Here’s something for all you mothers and fathers who know what it’s like trying to console a screaming infant in the dead of night: Your cooing, rocking, swaddling, and all other attempts to pacify your child – they’re ineffective, even irrelevant, in how he or she will react to the stressul situation, say hunger or sleepiness.
A baby’s response to stress is pretty much hard-wired until after 6 months. It’s in the genes according to a study in September’s Child Development. A team of researchers from North Carolina and Pennsylvania separated babies from their mothers at 3, 6, and 12 months to induce a stressful situation then measured the babies’ cardiac responses to the stress ( “vagal tone” – for all you medical types). The researchers, okay, research assistants, also took samples of the babies’ DNA to see if they had a form of a dopamine receptor gene linked to both decreased cardiac response and risky behaviors in later life. Mother-child interaction was also taped to assess maternal sensitivity, in other words, how attentive, warm, and loving they were towards their babies. At 3 and 6 months, babies reacted to the separation in line with their genetic predisposition. Those who shared the “risky” gene showed an ineffective cardiac response, those without it, the normal response. Their mother’s sensitivity had no effect. But by 12 months, moms started to matter. The risky-gene babies with sensitive mothers showed the effective response, those with insensitive mothers showed the counter-productive response.

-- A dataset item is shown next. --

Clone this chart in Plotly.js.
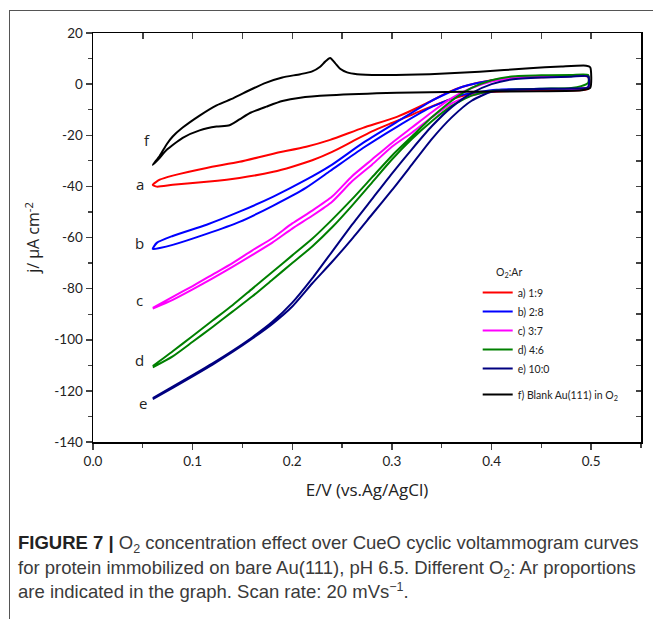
<!DOCTYPE html>
<html>
<head>
<meta charset="utf-8">
<script src="https://cdn.plot.ly/plotly-3.0.1.min.js"></script>
<style>
  html, body { margin:0; padding:0; background:#fff; width:653px; height:619px; overflow:hidden; }
  #frame { position:absolute; left:9px; top:10px; width:700px; height:700px; border-left:1px solid #555; border-top:1px solid #555; pointer-events:none; }
  #plot { position:absolute; left:0; top:0; width:653px; height:619px; }
  #caption { position:absolute; left:18px; top:531px; font-family:"Liberation Sans", Arial, sans-serif; font-size:18.5px; color:#3a3a3a; line-height:24.5px; white-space:nowrap; }
  #caption > div { height:24.5px; }
  #caption b { color:#222; }
  .sb { position:relative; top:4px; font-size:12.5px; line-height:0; vertical-align:baseline; }
  .sp { position:relative; top:-7px; font-size:12.5px; line-height:0; vertical-align:baseline; }
</style>
</head>
<body>
<div id="plot"></div>
<div id="frame"></div>
<div id="caption">
  <div><b>FIGURE 7 |</b> O<span class="sb">2</span> concentration effect over CueO cyclic voltammogram curves</div>
  <div>for protein immobilized on bare Au(111), pH 6.5. Different O<span class="sb">2</span>: Ar proportions</div>
  <div>are indicated in the graph. Scan rate: 20 mVs<span class="sp">−1</span>.</div>
</div>
<script>
// ---- data (E in V, j in µA cm^-2); each curve: upper and lower branch, both left->right ----
const aUpE = [0.060,0.067,0.080,0.114,0.147,0.181,0.214,0.238,0.271,0.305,0.338,0.355,0.371,0.400,0.430,0.460,0.497];
const aUpJ = [-39.4,-37.4,-35.8,-32.8,-30.4,-27.2,-24.5,-21.8,-17.1,-12.8,-6.9,-3.4,-1.0,1.5,2.5,2.8,2.8];
const aLoE = [0.060,0.064,0.080,0.114,0.147,0.181,0.200,0.220,0.240,0.260,0.280,0.300,0.320,0.340,0.360,0.380,0.400,0.450,0.497];
const aLoJ = [-39.4,-40.1,-39.4,-38.2,-36.7,-34.3,-32.3,-29.8,-26.5,-22.5,-18.5,-15.2,-12.0,-8.7,-5.8,-3.9,-3.0,-2.3,-1.8];

const bUpE = [0.060,0.064,0.080,0.114,0.147,0.181,0.214,0.238,0.271,0.305,0.338,0.371,0.405,0.430,0.460,0.497];
const bUpJ = [-64.5,-62.1,-59.4,-55.0,-49.9,-44.0,-37.4,-32.0,-23.0,-14.8,-6.9,-1.0,1.7,2.6,3.0,3.0];
const bLoE = [0.060,0.067,0.080,0.114,0.147,0.181,0.214,0.238,0.271,0.305,0.338,0.371,0.405,0.450,0.497];
const bLoJ = [-64.5,-64.1,-62.9,-58.6,-53.9,-47.5,-40.5,-34.0,-25.0,-16.7,-9.3,-4.2,-2.2,-1.8,-1.2];

const cUpE = [0.060,0.080,0.100,0.120,0.140,0.160,0.180,0.200,0.220,0.240,0.260,0.280,0.300,0.320,0.340,0.360,0.380,0.400,0.420,0.450,0.480,0.497];
const cUpJ = [-87.5,-83.2,-79.0,-74.5,-70.0,-65.0,-60.3,-54.5,-49.5,-44.0,-36.0,-29.5,-23.0,-17.0,-11.0,-5.5,-1.5,1.0,2.4,3.0,3.2,3.2];
const cLoE = [0.060,0.080,0.100,0.120,0.140,0.160,0.180,0.200,0.220,0.240,0.260,0.280,0.300,0.320,0.340,0.360,0.380,0.400,0.420,0.450,0.480,0.497];
const cLoJ = [-87.8,-84.4,-80.3,-76.0,-71.5,-66.8,-62.0,-56.5,-51.5,-46.0,-38.0,-31.5,-24.5,-19.0,-13.0,-7.5,-4.5,-3.0,-2.4,-2.0,-1.8,-1.2];

const dUpE = [0.060,0.080,0.100,0.120,0.140,0.160,0.180,0.200,0.220,0.240,0.260,0.280,0.300,0.320,0.340,0.360,0.380,0.400,0.420,0.450,0.480,0.497];
const dUpJ = [-110.3,-104.5,-98.5,-92.5,-86.5,-80.0,-73.5,-67.0,-60.5,-53.0,-45.0,-36.5,-28.0,-20.5,-13.0,-6.5,-1.5,1.5,3.0,3.5,3.6,3.6];
const dLoE = [0.060,0.080,0.100,0.120,0.140,0.160,0.180,0.200,0.220,0.240,0.260,0.280,0.300,0.320,0.340,0.360,0.380,0.400,0.420,0.450,0.480,0.490,0.497];
const dLoJ = [-110.8,-106.5,-100.8,-95.0,-89.0,-83.0,-76.5,-70.0,-63.5,-56.0,-47.5,-38.5,-29.5,-21.5,-14.5,-8.5,-4.5,-2.8,-2.2,-1.8,-1.5,-0.8,0.5];

const eUpE = [0.060,0.080,0.100,0.120,0.140,0.160,0.180,0.200,0.220,0.240,0.260,0.280,0.300,0.320,0.340,0.360,0.380,0.400,0.420,0.450,0.480,0.497];
const eUpJ = [-122.8,-118.3,-113.8,-109.2,-104.3,-99.0,-93.0,-85.5,-76.0,-65.5,-55.0,-45.0,-35.0,-25.5,-16.5,-9.0,-3.5,0.0,1.8,2.6,2.9,3.0];
const eLoE = [0.060,0.080,0.100,0.120,0.140,0.160,0.180,0.200,0.220,0.240,0.260,0.280,0.300,0.320,0.340,0.360,0.380,0.400,0.420,0.450,0.480,0.497];
const eLoJ = [-123.2,-118.8,-114.3,-109.7,-104.8,-99.5,-93.8,-87.0,-78.0,-69.5,-60.5,-51.0,-41.5,-31.5,-21.5,-13.0,-6.5,-3.0,-2.2,-1.9,-1.7,-1.2];

const fUpE = [0.060,0.067,0.074,0.080,0.090,0.107,0.124,0.141,0.158,0.174,0.190,0.208,0.220,0.228,0.233,0.238,0.243,0.248,0.255,0.265,0.288,0.338,0.388,0.438,0.470,0.495,0.499];
const fUpJ = [-31.6,-28.0,-23.5,-20.5,-17.0,-12.3,-8.3,-5.5,-2.2,0.6,2.6,3.9,5.0,6.8,8.8,10.2,8.2,6.0,4.6,3.9,3.6,3.9,4.8,6.2,6.9,7.2,6.6];
const fLoE = [0.060,0.067,0.074,0.090,0.107,0.124,0.137,0.147,0.158,0.174,0.190,0.208,0.238,0.305,0.371,0.448,0.490,0.499];
const fLoJ = [-31.6,-28.8,-25.7,-21.0,-18.1,-16.6,-16.1,-13.8,-11.2,-8.8,-6.6,-5.3,-4.4,-3.4,-3.0,-2.8,-2.4,-1.5];

const seriesNames = ['a) 1:9','b) 2:8','c) 3:7','d) 4:6','e) 10:0','f) Blank Au(111) in O<sub>2</sub>'];
const seriesColors = ['#ff0000','#0000ff','#ff00ff','#008000','#000080','#000000'];
const curveLetters = ['a','b','c','d','e','f'];
const labelE = [0.047,0.047,0.047,0.047,0.050,0.054];
const labelJ = [-39,-62,-84.5,-108,-124.7,-21.8];
const legendTitle = 'O<sub>2</sub>:Ar';

const xTickVals = [0,0.1,0.2,0.3,0.4,0.5];
const xTickText = ['0.0','0.1','0.2','0.3','0.4','0.5'];
const yTickVals = [-140,-120,-100,-80,-60,-40,-20,0,20];
const yTickText = ['-140','-120','-100','-80','-60','-40','-20','0','20'];

// ---- build loops ----
function loop(upE, upJ, loE, loJ){
  return { x: upE.concat(loE.slice().reverse()), y: upJ.concat(loJ.slice().reverse()) };
}
const loops = [
  loop(aUpE,aUpJ,aLoE,aLoJ), loop(bUpE,bUpJ,bLoE,bLoJ), loop(cUpE,cUpJ,cLoE,cLoJ),
  loop(dUpE,dUpJ,dLoE,dLoJ), loop(eUpE,eUpJ,eLoE,eLoJ), loop(fUpE,fUpJ,fLoE,fLoJ)
];
const traces = loops.map((L,i)=>({
  type:'scatter', mode:'lines', x:L.x, y:L.y, name:seriesNames[i],
  line:{color:seriesColors[i], width:2, shape:'spline', smoothing:0.6},
  legendgroup: i<5 ? 'g1' : 'g2', showlegend:true
}));
// empty trace to activate the mirrored top/right axes
traces.push({type:'scatter', mode:'lines', x:[], y:[], xaxis:'x2', yaxis:'y2', showlegend:false, hoverinfo:'skip'});

const FONT = 'Lato, "Open Sans", sans-serif';
const TFONT = '"Open Sans", Lato, sans-serif';
const annotations = curveLetters.map((t,i)=>({
  x:labelE[i], y:labelJ[i], xref:'x', yref:'y', text:t, showarrow:false,
  font:{family:TFONT, size:15, color:'#222'}
}));
annotations.push({x:0.418, y:-74, xref:'x', yref:'y', text:legendTitle, showarrow:false, font:{family:FONT, size:10.5, color:'#222'}});

const layout = {
  width:653, height:619,
  margin:{l:93, r:12, t:33, b:177},
  paper_bgcolor:'rgba(0,0,0,0)', plot_bgcolor:'#fff',
  showlegend:true,
  legend:{x:0.702, y:0.401, xanchor:'left', yanchor:'top', bgcolor:'rgba(0,0,0,0)',
          font:{family:FONT, size:10.5, color:'#222'}, itemwidth:30, tracegroupgap:7, traceorder:'grouped'},
  xaxis:{range:[0,0.55], tickvals:xTickVals, ticktext:xTickText, ticks:'outside', ticklen:6, tickwidth:1.5,
         showline:true, linewidth:1.5, linecolor:'#000', showgrid:false, zeroline:false,
         minor:{dtick:0.05, tick0:0, ticks:'outside', ticklen:4, tickwidth:1.2, showgrid:false},
         tickfont:{family:FONT, size:13.5, color:'#222'},
         title:{text:'E/V (vs.Ag/AgCl)', font:{family:TFONT, size:17, color:'#222'}, standoff:16}},
  yaxis:{range:[-140,20], tickvals:yTickVals, ticktext:yTickText, ticks:'outside', ticklen:6, tickwidth:1.5,
         showline:true, linewidth:1.5, linecolor:'#000', showgrid:false, zeroline:false,
         minor:{dtick:10, tick0:0, ticks:'outside', ticklen:4, tickwidth:1.2, showgrid:false},
         tickfont:{family:FONT, size:13.5, color:'#222'},
         title:{text:'j/ μA cm<sup>-2</sup>', font:{family:TFONT, size:16, color:'#222'}, standoff:10}},
  xaxis2:{overlaying:'x', side:'top', anchor:'y', range:[0,0.55], tick0:0, dtick:0.05, ticks:'inside', ticklen:6, tickwidth:1.5,
          showticklabels:false, showline:true, linewidth:1.5, linecolor:'#000', showgrid:false, zeroline:false},
  yaxis2:{overlaying:'y', side:'right', anchor:'x', range:[-140,20], tick0:0, dtick:10, ticks:'inside', ticklen:5, tickwidth:1.5,
          showticklabels:false, showline:true, linewidth:1.5, linecolor:'#000', showgrid:false, zeroline:false},
  annotations:annotations
};
Plotly.newPlot('plot', traces, layout, {staticPlot:true, displayModeBar:false});
</script>
</body>
</html>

Does this mean you can cease all efforts to console your newborn? Hardly. This study looked at one specific physiological response. There are likely countless others linked to care giving. Obviously, parenting behavior at some point impacts children’s physiological development, here, in terms of physical reaction to a stressful situation. I find this refreshing evidence that parents don’t need to freak early on when, let’s face it, there’s plenty of challenges. Perhaps it’s nature’s infinite wisdom, the mechanics of evolution, say, that fortunately don’t leave a newborn’s health and well-being completely at the mercy of an inexperienced, sleep-deprived, and sometimes plain exasperated parent.